May 19, 2010

Colorado Diary - Traffic

To talk about the traffic in US by observing how the rules are followed in Fort Collins is like an extrapolation outside of the domain, which is prone to lot of error due to uncertainty. So in this article, I am going to talk only about the traffic at Fort Collins. As I had mentioned earlier, Fort Collins is a college city, with the population majority from college students who are either in their teens or early twenties.

The city is well connected by roads and all roads are either parallel or perpendicular thus forming a regular rectangular grid like pattern. The major roads are identified, and are within 1/4 to 1/2 mile (they don't follow metric system in the US). Majority of the people living in Fort Collins owns at least one car. The city's major roads are also connected by the city bus transport called Transfort. A single ride in Transfort cost $1.25, 60 cents for senior citizens, free for kids under 17 and for CSU students with a valid ID (its called as Ram card).

There are three important junctions, aka transit centres; the one closest to the CSU is called CSU transit centre, the one in the north is called as Downtown transit centre, and the other own down south is called South transit centre. Buses are numbered from 1 to 17, the route map is available at any of these transit centres, or at the apartment's front office for the benefit of new visitors. Each bus starts from their particular destination which is one of the three transit centres and always proceed in one direction in a cyclic manner.

Contrast to the keep-left rule in India, the vehicles move in the right lane of the road in the US. At any of the 3 or 4 way junction, the vehicles traveling in all direction comes to a halt even if there is no signal, and are proceeded on first come first drive basis. I call it as a gentleman agreement as the drivers agree the order unanimously without any conflict. Horn is used only when somebody is angry with your driving, which is the case when either you don't follow the lane rule, or when you don't listen to other vehicle's movement.
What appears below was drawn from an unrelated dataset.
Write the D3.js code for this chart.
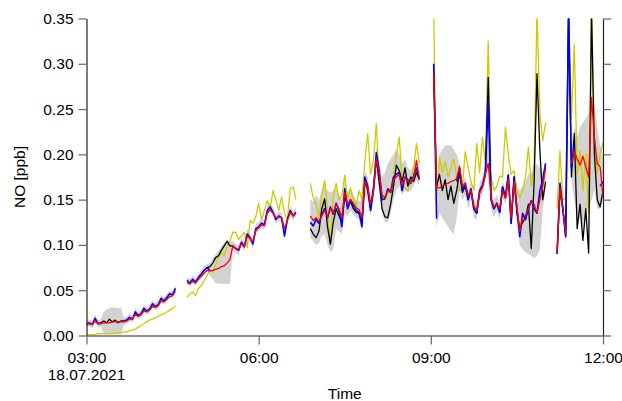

School zone and other important zones are identified and speed limits are mentioned. The lowest speed is near the school zone where the speed limit is set to 20 mph. To say that they obey those traffic rule is an understatement. Because they religiously follow it. Preference are given to pedestrians and heavy vehicles such as trucks wherever possible.
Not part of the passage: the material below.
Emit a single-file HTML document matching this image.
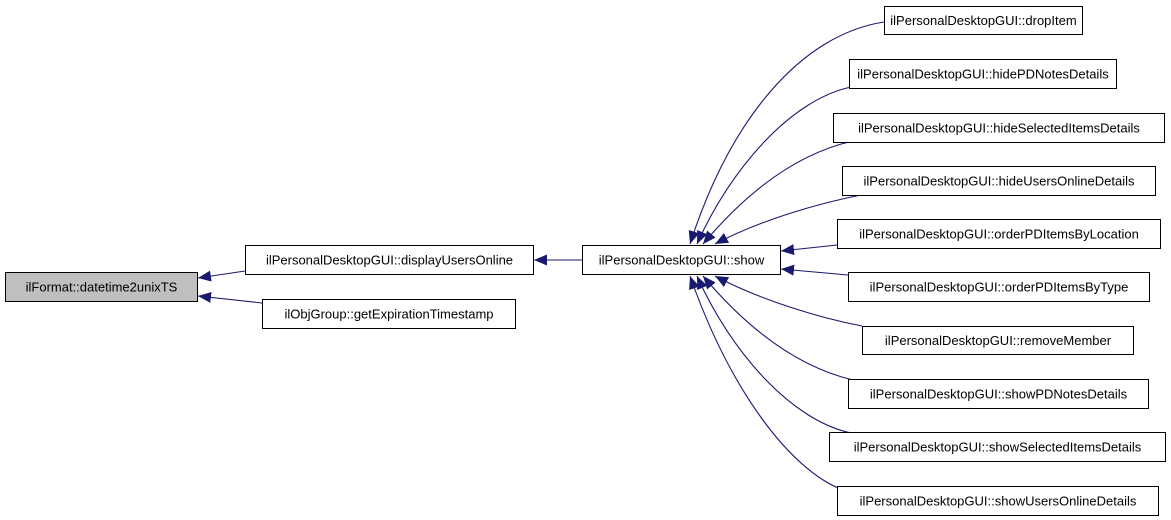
<!DOCTYPE html>
<html><head><meta charset="utf-8"><style>
html,body{margin:0;padding:0;background:#fff;}
svg{display:block;}
text{font-family:"Liberation Sans","DejaVu Sans",sans-serif;font-size:13px;fill:#000;}
</style></head><body>
<svg width="1171" height="520" viewBox="0 0 1171 520" xmlns="http://www.w3.org/2000/svg">
<defs>
<marker id="a" markerUnits="userSpaceOnUse" markerWidth="13" markerHeight="11" viewBox="0 0 13 11" refX="13" refY="5.5" orient="auto">
<path d="M0,0 L13,5.5 L0,11 z" fill="#191970"/>
</marker>
</defs>
<g fill="none" stroke="#191970" stroke-width="1.1" marker-end="url(#a)">
<path d="M884,22 C800,35 730,120 690,244"/>
<path d="M851,87 C790,100 730,170 697,244"/>
<path d="M853,141 C790,155 740,200 703,244"/>
<path d="M861,195 C820,203 760,220 715,244"/>
<path d="M837,245 L781,251"/>
<path d="M848,275 L781,269"/>
<path d="M862,326 C820,318 760,300 715,276"/>
<path d="M853,380 C790,365 740,320 703,276"/>
<path d="M851,433 C790,420 730,350 697,276"/>
<path d="M843,490 C790,470 730,390 690,276"/>
<path d="M582,260 L534,260"/>
<path d="M245,271 L198,278"/>
<path d="M262,303 L198,296"/>
</g>
<g stroke="#000" stroke-width="1" fill="#fff">
<rect x="5.5" y="272.5" width="192" height="29" fill="#bfbfbf"/>
<rect x="245.5" y="245.5" width="288" height="29"/>
<rect x="262.5" y="299.5" width="253" height="29"/>
<rect x="582.5" y="245.5" width="198" height="29"/>
<rect x="884.5" y="6.5" width="198" height="28"/>
<rect x="849.5" y="59.5" width="267" height="29"/>
<rect x="833.5" y="113.5" width="331" height="29"/>
<rect x="842.5" y="166.5" width="313" height="29"/>
<rect x="837.5" y="219.5" width="323" height="29"/>
<rect x="848.5" y="272.5" width="301" height="29"/>
<rect x="862.5" y="326.5" width="271" height="28"/>
<rect x="848.5" y="379.5" width="300" height="29"/>
<rect x="829.5" y="432.5" width="336" height="29"/>
<rect x="837.5" y="486.5" width="321" height="29"/>
</g>
<g text-anchor="middle">
<text x="101.5" y="291.5">ilFormat::datetime2unixTS</text>
<text x="389.5" y="264.5">ilPersonalDesktopGUI::displayUsersOnline</text>
<text x="389" y="318.5">ilObjGroup::getExpirationTimestamp</text>
<text x="681.5" y="264.5">ilPersonalDesktopGUI::show</text>
<text x="983.5" y="25">ilPersonalDesktopGUI::dropItem</text>
<text x="983" y="78.5">ilPersonalDesktopGUI::hidePDNotesDetails</text>
<text x="999" y="132.5">ilPersonalDesktopGUI::hideSelectedItemsDetails</text>
<text x="999" y="185.5">ilPersonalDesktopGUI::hideUsersOnlineDetails</text>
<text x="999" y="238.5">ilPersonalDesktopGUI::orderPDItemsByLocation</text>
<text x="999" y="291.5">ilPersonalDesktopGUI::orderPDItemsByType</text>
<text x="998" y="345">ilPersonalDesktopGUI::removeMember</text>
<text x="998.5" y="398.5">ilPersonalDesktopGUI::showPDNotesDetails</text>
<text x="997.5" y="451.5">ilPersonalDesktopGUI::showSelectedItemsDetails</text>
<text x="998" y="505.5">ilPersonalDesktopGUI::showUsersOnlineDetails</text>
</g>
</svg>
</body></html>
Since I don't own or use a car here for my transport, I will talk about the bus service at Fort Collins. All buses are air conditioned and has two exit doors whose functioning is controlled by the driver. The buses are equipped with video and audio recording device for the security purpose. The front half of the bus is designed to provide comfort traveling to old people and people with disability. The bus is also designed to lower itself using pneumatic control for easy boarding of these people.
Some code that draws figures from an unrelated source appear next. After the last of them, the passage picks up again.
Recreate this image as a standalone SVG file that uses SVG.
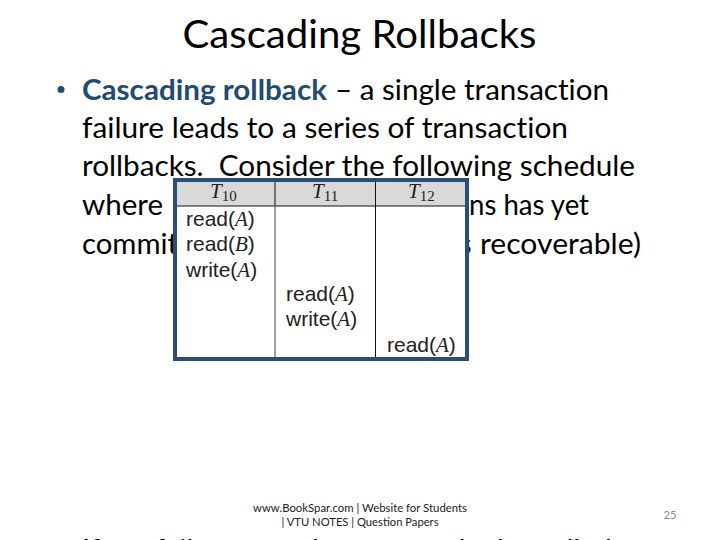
<svg xmlns="http://www.w3.org/2000/svg" width="720" height="540" viewBox="0 0 720 540">
<style>
.b{font-family:"Lato","Open Sans",sans-serif;font-size:29px;fill:#000;white-space:pre;font-variant-ligatures:none}
.h{font-family:"Liberation Serif",serif;font-style:italic;font-size:21px;fill:#222}
.s{font-family:"Liberation Serif",serif;font-style:normal;font-size:15px}
.c{font-family:"Liberation Sans",sans-serif;font-size:21px;fill:#222}
.c tspan{font-family:"Liberation Serif",serif;font-style:italic}
.f{font-family:"Lato","Open Sans",sans-serif;font-size:11px;fill:#222;text-anchor:middle}
</style>
<rect width="720" height="540" fill="#fff"/>
<text x="359.500" y="48" text-anchor="middle" style="font-family:Lato,'Open Sans',sans-serif;font-size:39px" textLength="354" lengthAdjust="spacingAndGlyphs">Cascading Rollbacks</text>
<g id="body">
<circle cx="61" cy="89.500" r="3.500" fill="#234a73"/>
<text class="b" x="82" y="100" textLength="245" lengthAdjust="spacingAndGlyphs" style="font-weight:700;fill:#234a73">Cascading rollback</text>
<text class="b" x="335" y="100" textLength="274" lengthAdjust="spacingAndGlyphs">– a single transaction</text>
<text class="b" x="82" y="138" textLength="486" lengthAdjust="spacingAndGlyphs">failure leads to a series of transaction</text>
<text class="b" x="82" y="176" textLength="553" lengthAdjust="spacingAndGlyphs">rollbacks.  Consider the following schedule</text>
<text class="b" x="82" y="215" textLength="81" lengthAdjust="spacingAndGlyphs">where</text>
<text class="b" x="469" y="215" textLength="120" lengthAdjust="spacingAndGlyphs">ns has yet</text>
<text class="b" x="82" y="254" textLength="96" lengthAdjust="spacingAndGlyphs">commit</text>
<text class="b" x="459" y="254">s</text>
<text class="b" x="480" y="254" textLength="161" lengthAdjust="spacingAndGlyphs">recoverable)</text>
<text class="b" y="560"><tspan x="82">If</tspan> <tspan x="107" dy="3">T10</tspan> <tspan x="155" dy="-3">fails,</tspan> <tspan x="225" dy="3">T11</tspan> <tspan x="272" dy="-3">and</tspan> <tspan x="320" dy="3">T12</tspan> <tspan x="368" dy="-3">must</tspan> <tspan x="444">also</tspan> <tspan x="497">be</tspan> <tspan x="540">rolled</tspan></text>
</g>
<g id="schedule-table">
<rect x="175" y="180" width="292" height="179" fill="#fff"/>
<rect x="175" y="180" width="292" height="26" fill="#d9d9d9"/>
<path d="M175 206H467M375.500 180V359M275 180V206" stroke="#111" stroke-width="1" fill="none"/>
<path d="M275 206V359" stroke="#808080" stroke-width="1.500" fill="none"/>
<rect x="175" y="180" width="292" height="179" fill="none" stroke="#2c4d75" stroke-width="4"/>
<text class="h" x="210" y="198">T<tspan class="s" dy="3">10</tspan></text>
<text class="h" x="312" y="198">T<tspan class="s" dy="3">11</tspan></text>
<text class="h" x="408" y="198">T<tspan class="s" dy="3">12</tspan></text>
<text class="c" x="186" y="226">read(<tspan>A</tspan>)</text>
<text class="c" x="186" y="251">read(<tspan>B</tspan>)</text>
<text class="c" x="186" y="277">write(<tspan>A</tspan>)</text>
<text class="c" x="286" y="301">read(<tspan>A</tspan>)</text>
<text class="c" x="286" y="326">write(<tspan>A</tspan>)</text>
<text class="c" x="387" y="352">read(<tspan>A</tspan>)</text>
</g>
<g id="footer">
<text class="f" x="360" y="512" textLength="214" lengthAdjust="spacingAndGlyphs">www.BookSpar.com | Website for Students</text>
<text class="f" x="360" y="526" textLength="157" lengthAdjust="spacingAndGlyphs">| VTU NOTES | Question Papers</text>
<text x="670" y="519" text-anchor="middle" style="font-family:Lato,sans-serif;font-size:11px;fill:#8a8a8a">25</text>
</g>
</svg>
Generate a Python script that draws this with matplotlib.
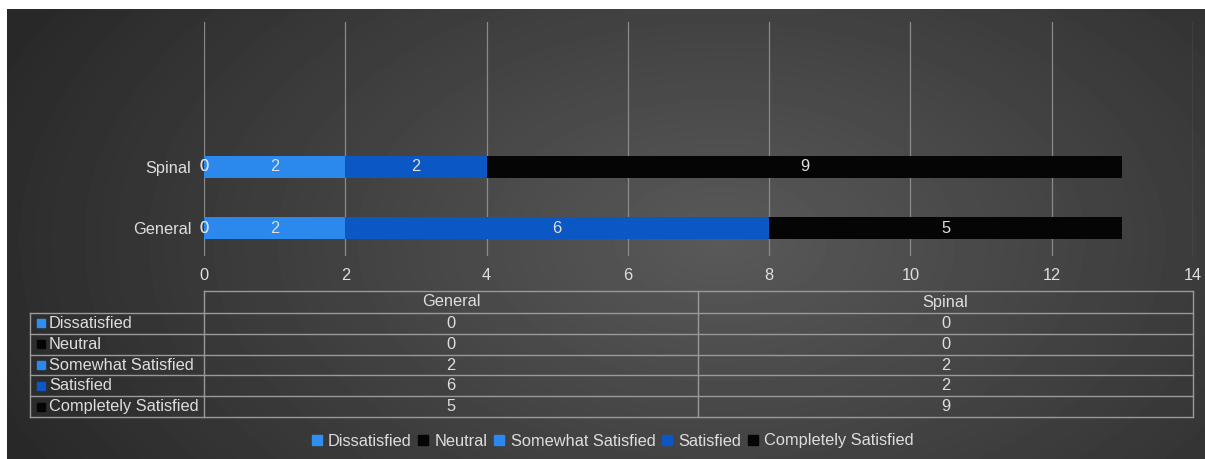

Every bus has a chord passing above the shoulder level connecting from the first seat to the last which is operated by the passenger to request the driver to halt at the next bus-stop. People pull the chord, sit on their seats till the bus comes to a full halt, get down the bus and say "thanks" to the driver. Most of them are lot more friendlier and say "have a good day" in addition to saying thanks.

The bus driver waits until the lane is clear before starting from any bus-stop. Once he starts from a particular place, he doesn't have rights to stop in between to take-in or drop a passenger until he reaches the next one. In order to not to miss a stop, the driver announces the next stop over mike well ahead of it. The gentleman's agreement follows even with the co-passengers. If you are sitting in any of the front seat at the latter half of the bus, got up from your seat to get down, the co-passenger who is getting down at the same stop coming from behind will stop, allow you to move ahead and then gets down. One can see this gentleman's agreement at many places, such as from a parking lot, or while driving out from a mall or an apartment.

Its a human's nature to compare things what we have got with what we see. I personally believe that its not a good idea to compare, because the system which works at Fort Collins might not work in Chennai for various reasons.  In this  post, I have tried to avoid comparison to the possible extent by putting things only that I observe in writing.